Which CSS properties cannot be animated?
Many CSS properties are not animatable, including display (traditionally—though transition-behavior: allow-discrete now enables it in modern browsers), content, cursor, direction, float, font-family (discrete jump), overflow, position, text-align, white-space, and most layout-defining properties. These properties either have no meaningful intermediate states or would cause reflow issues during interpolation. Always check this cheatsheet or MDN documentation before building animations.
What does "discrete" animation type mean?
Discrete animation means the property jumps between values at keyframe boundaries with no smooth interpolation. For example, visibility: visible → visibility: hidden flips at exactly the 50% mark in a keyframe animation—there's no "half-visible" state. Discrete properties work in @keyframes animations but not in traditional CSS transitions (unless you use transition-behavior: allow-discrete, a newer CSS feature). Examples include visibility, mix-blend-mode, paint-order, and scroll-behavior.
How do I know if a CSS property is animatable?
You can determine if a property is animatable by: (1) checking this cheatsheet, (2) consulting the MDN Web Docs—each CSS property page includes an "Animation type" section in the formal definition table, (3) looking at the official W3C CSS specifications, or (4) testing it in browser DevTools by applying a transition and observing whether the change is smooth or instant. The animation type is categorized as: discrete, by computed value, color, length, percentage, number, integer, transform list, shadow list, or repeatable list.
Can I animate the display property in CSS?
Traditionally, no—display is not animatable and cannot be used in transitions. However, modern CSS (Chrome 117+, Edge 117+, Safari 18+) now supports transition-behavior: allow-discrete, which enables discrete properties like display to participate in transitions alongside @starting-style. Even with this, the animation is a discrete jump at the transition's endpoint, not a smooth fade. For smooth show/hide effects, it's still recommended to animate opacity and visibility with a transition, and optionally set display after the transition ends.

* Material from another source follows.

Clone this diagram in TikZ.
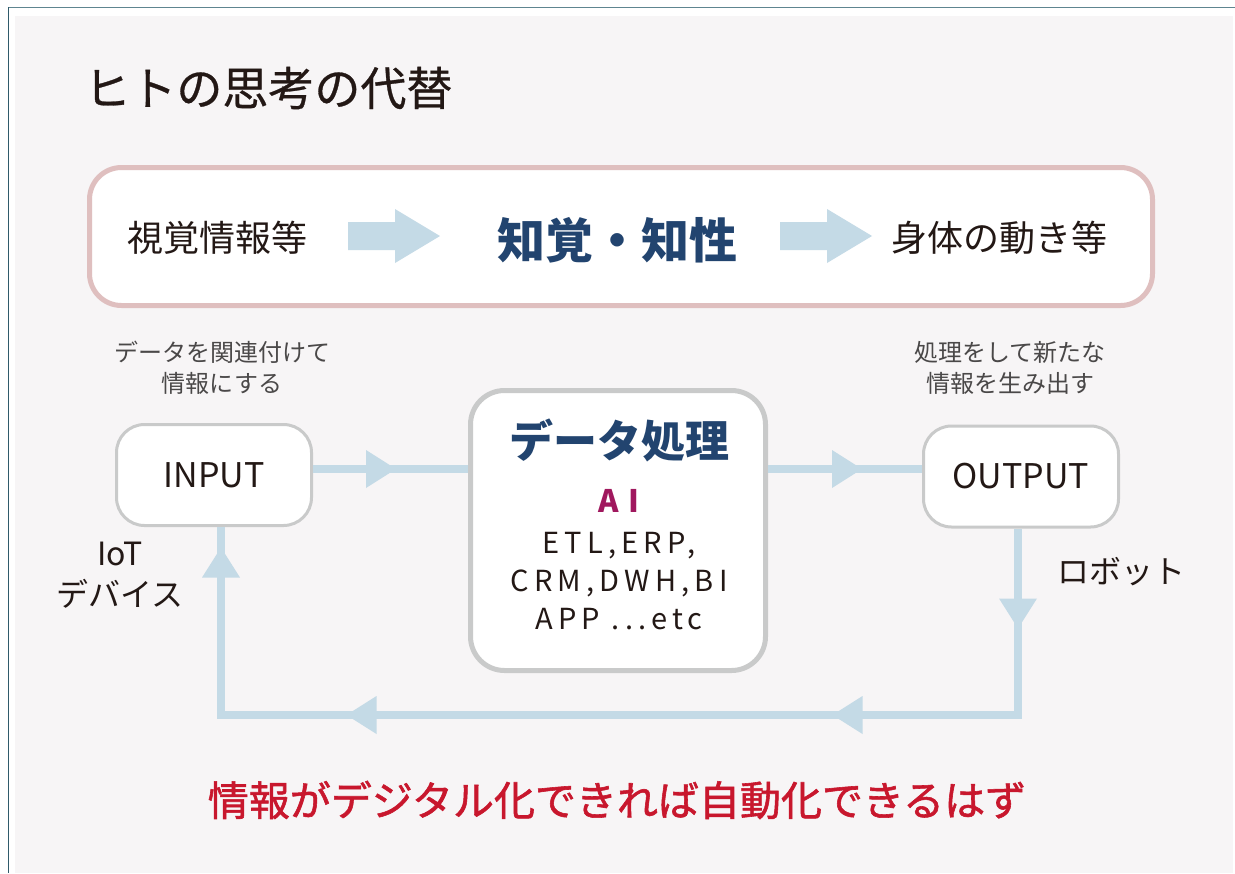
\documentclass[tikz,border=0pt]{standalone}
\usepackage{fontspec}
\setmainfont{Noto Sans CJK JP}
\usetikzlibrary{arrows.meta,decorations.markings}
\definecolor{ink}{HTML}{231815}
\definecolor{navy}{HTML}{22446F}
\definecolor{magen}{HTML}{A0185E}
\definecolor{redtxt}{HTML}{C8172D}
\definecolor{graytxt}{HTML}{4A4848}
\definecolor{pinkline}{HTML}{DFBFBF}
\definecolor{grayline}{HTML}{C9CACA}
\definecolor{flowc}{HTML}{C4DAE6}
\definecolor{bgc}{HTML}{F7F5F6}
\definecolor{tealtop}{HTML}{5E8590}
\definecolor{tealleft}{HTML}{2F5A6A}
\newcommand{\myfs}[2]{\fontsize{#1}{#2}\selectfont}
\tikzset{
  boxbase/.style={draw=grayline, fill=white, inner sep=0pt},
  topbox/.style={draw=pinkline, fill=white, line width=2.5pt, rounded corners=16pt, inner sep=0pt},
  smallbox/.style={boxbase, line width=1.5pt, rounded corners=14pt, minimum width=97.5pt, minimum height=50.5pt, font={\myfs{17pt}{20pt}}, text=ink},
  procbox/.style={boxbase, line width=2.5pt, rounded corners=17pt},
  txt/.style={inner sep=0pt, text=ink},
  note/.style={inner sep=0pt, text=graytxt, align=center, font={\myfs{12pt}{15.5pt}}},
  flow/.style={draw=flowc, color=flowc, line width=4pt},
  tipat/.style={postaction={decorate, decoration={markings, mark=at position #1 with {\arrow{Triangle[length=15pt,width=19pt,line width=0pt]}}}}},
  blockarrow/.pic={\fill[flowc] (0,-14) -- (47,-14) -- (47,-27) -- (92,0) -- (47,27) -- (47,14) -- (0,14) -- cycle;}
}
\begin{document}
\begin{tikzpicture}[x=0.5pt,y=-0.5pt]
\useasboundingbox (0,0) rectangle (1235,873);
\fill[white] (0,0) rectangle (1235,873);
\fill[bgc] (15,16) rectangle (1233,873);
\draw[tealtop, line width=0.8pt] (8,7.5) -- (1235,7.5);
\draw[tealleft, line width=0.8pt] (8.5,7) -- (8.5,873);

% title
\node[txt, anchor=west, font={\myfs{23pt}{27pt}\addfontfeature{FakeBold=0.6}}] (title) at (84,88) {ヒトの思考の代替};

% top box
\node[topbox, minimum width=531.5pt, minimum height=69pt] (top) at (621,236.5) {};
\node[txt, font={\myfs{18pt}{22pt}}] (see) at (217,238) {視覚情報等};
\node[txt, text=navy, font={\myfs{24pt}{28pt}\bfseries}] (know) at (617,240) {知覚・知性};
\node[txt, font={\myfs{18pt}{22pt}}] (body) at (999,238) {身体の動き等};
\pic at (348,236) {blockarrow};
\pic at (780,236) {blockarrow};

% notes
\node[note] (n1) at (222,367.5) {データを関連付けて\\情報にする};
\node[note] (n2) at (1010,367.5) {処理をして新たな\\情報を生み出す};

% boxes
\node[smallbox] (input) at (214,475) {INPUT};
\node[smallbox] (output) at (1021,476.5) {OUTPUT};
\node[procbox, minimum width=147.5pt, minimum height=140pt] (proc) at (618,530.5) {};
\node[txt, text=navy, font={\myfs{22pt}{26pt}\bfseries}] (ptitle) at (619,440) {データ処理};
\node[txt, text=magen, font={\myfs{15.5pt}{18pt}\bfseries\addfontfeature{LetterSpace=30}}] (ai) at (619,501) {AI};
\node[txt, align=center, font={\myfs{14.5pt}{19pt}\addfontfeature{LetterSpace=18}}] (apps) at (619,581) {ETL,ERP,\\CRM,DWH,BI\\APP ...etc};

% side labels
\node[txt, align=center, font={\myfs{16pt}{20.5pt}}] (iot) at (120,575) {IoT\\デバイス};
\node[txt, font={\myfs{16pt}{20pt}}] (robot) at (1121,572) {ロボット};

% connectors
\coordinate (inA) at ([yshift=3pt]input.east);
\coordinate (outA) at ([yshift=3.75pt]output.west);
\draw[flow, tipat=41.5pt] (inA) -- (inA -| proc.west);
\draw[flow, tipat=47pt] (outA -| proc.east) -- (outA);
\coordinate (br) at (1018,715);
\coordinate (bl) at (221,715);
\draw[flow, tipat=50pt, tipat=186pt, tipat=429pt, tipat=575.5pt] (output.south -| br) -- (br) -- (bl) -- (bl |- input.south);

% conclusion
\node[txt, text=redtxt, font={\myfs{20.5pt}{24pt}\addfontfeature{FakeBold=1.4}}] (concl) at (617,800) {情報がデジタル化できれば自動化できるはず};
\end{tikzpicture}
\end{document}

What are the most commonly animated CSS properties?
The most frequently animated CSS properties in web design are: opacity (fade effects), transform (translate, scale, rotate for movement and scaling), color / background-color (color transitions), box-shadow (shadow depth effects), width / height (size changes), border-radius (shape morphing), filter (blur, brightness effects), and margin / padding (spacing adjustments). These properties are GPU-accelerated in many cases (especially opacity and transform), making them ideal for smooth 60fps animations.
How does the browser interpolate colors during animation?
By default, browsers interpolate colors in the sRGB color space using a straight-line (linear) interpolation between the RGB channel values. This can sometimes produce muddy midpoints (e.g., transitioning from red to blue through grayish-purple). Modern CSS allows you to specify the interpolation color space using color-interpolation-filters or by using color functions like oklch() and oklab() which interpolate perceptually. You can also use the @color-profile at-rule for advanced color management. Properties like color, background-color, border-color, box-shadow (color part), and caret-color all use color interpolation.
What's the difference between CSS transitions and animations for animatable properties?
CSS Transitions (transition) animate a property from its current value to a new value when a state change occurs (e.g., :hover, class toggle). They're reactive—triggered by an event. CSS Animations (@keyframes + animation) allow you to define complex multi-step sequences that can loop, auto-play on page load, and control intermediate states at precise percentages. Animations support discrete properties (visibility jumps at keyframes), while transitions traditionally only support interpolable properties (unless transition-behavior: allow-discrete is used). Use transitions for simple state changes and animations for complex choreography.